HARRISBURG – While Pennsylvania’s hallmark economic development investment program is more accountable to commonwealth taxpayers and has improved its record of success in creating new jobs, it will continue to implement improved controls and monitoring that have been recommended by a new state audit, Department of Community and Economic Development Secretary Dennis Yablonsky said today.
The opportunity grant program was established in 1996 to secure job-creating economic development projects that preserve and expand existing industries. The report released today by the state’s auditor general affirms the program’s success in creating and retaining jobs. It also offers suggestions to strengthen its role in making Pennsylvania a leader in business growth.
Under Gov. Edward G. Rendell’s direction, Yablonsky said the opportunity grant program is more successful and accountable because:
Grants awarded since Rendell took office have resulted in nearly 15,000 new jobs and almost 34,000 retained jobs – a 98 percent overall program success rate; Taxpayers are getting better results for each dollar invested. The cost-per-job has been reduced from $919 in prior administrations to $744 under Rendell – a 19 percent improvement; Grants have been able to leverage $2.1 billion (115 percent of projected leveraged capital investment); and Companies that do not meet their job creation targets are increasingly being forced to repay grant funds to taxpayers. The administration’s emphasis on enforcement has resulted in $10.5 million in collections since 2003. DCED has collected more in each year of the Rendell administration than in all years of prior administrations combined.
“This audit confirms what we and Pennsylvania’s job-creating businesses have known for several years – that the opportunity grant program is an invaluable tool for growing Pennsylvania’s economy,” Yablonsky said. “And we’re going to use many of these suggestions to make a good program even better.”
Among the valuable suggestions DCED plans to implement is early monitoring, which will enable the department to provide greater technical assistance to grant recipients and to improve its ability to recover taxpayer funds in the event that a grant does not succeed.
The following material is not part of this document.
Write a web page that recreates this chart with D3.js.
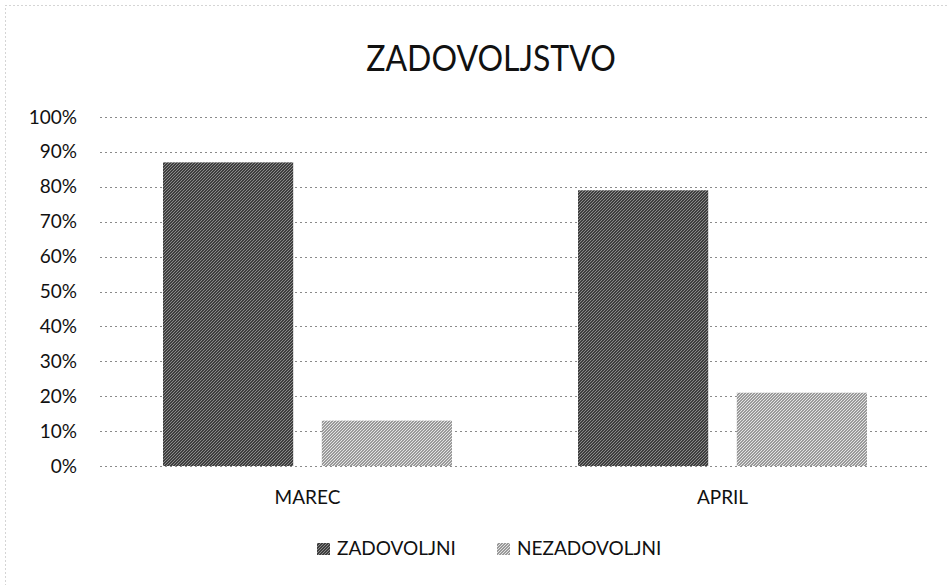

“In many cases, the opportunity grant program creates a ripple effect in the supply and service chain that spurs additional investments and jobs, producing even greater economic development benefits for people and communities throughout Pennsylvania,” Yablonsky said.
“If you measure the success of the program by the return on investment, consider that each dollar invested by the state has resulted in the investment of $46 private dollars toward economic development efforts in the commonwealth,” he said. “This has far exceeded the 4:1 match required of grant recipients.”
Yablonsky echoed the auditor general’s own conclusion that the program “is a valuable one that has become even more significant because of today’s competitive business climate.”
Five of the auditor general’s recommendations are already part of the department’s oversight of the opportunity grant program, which employs best practices to ensure accountability to Pennsylvania taxpayers.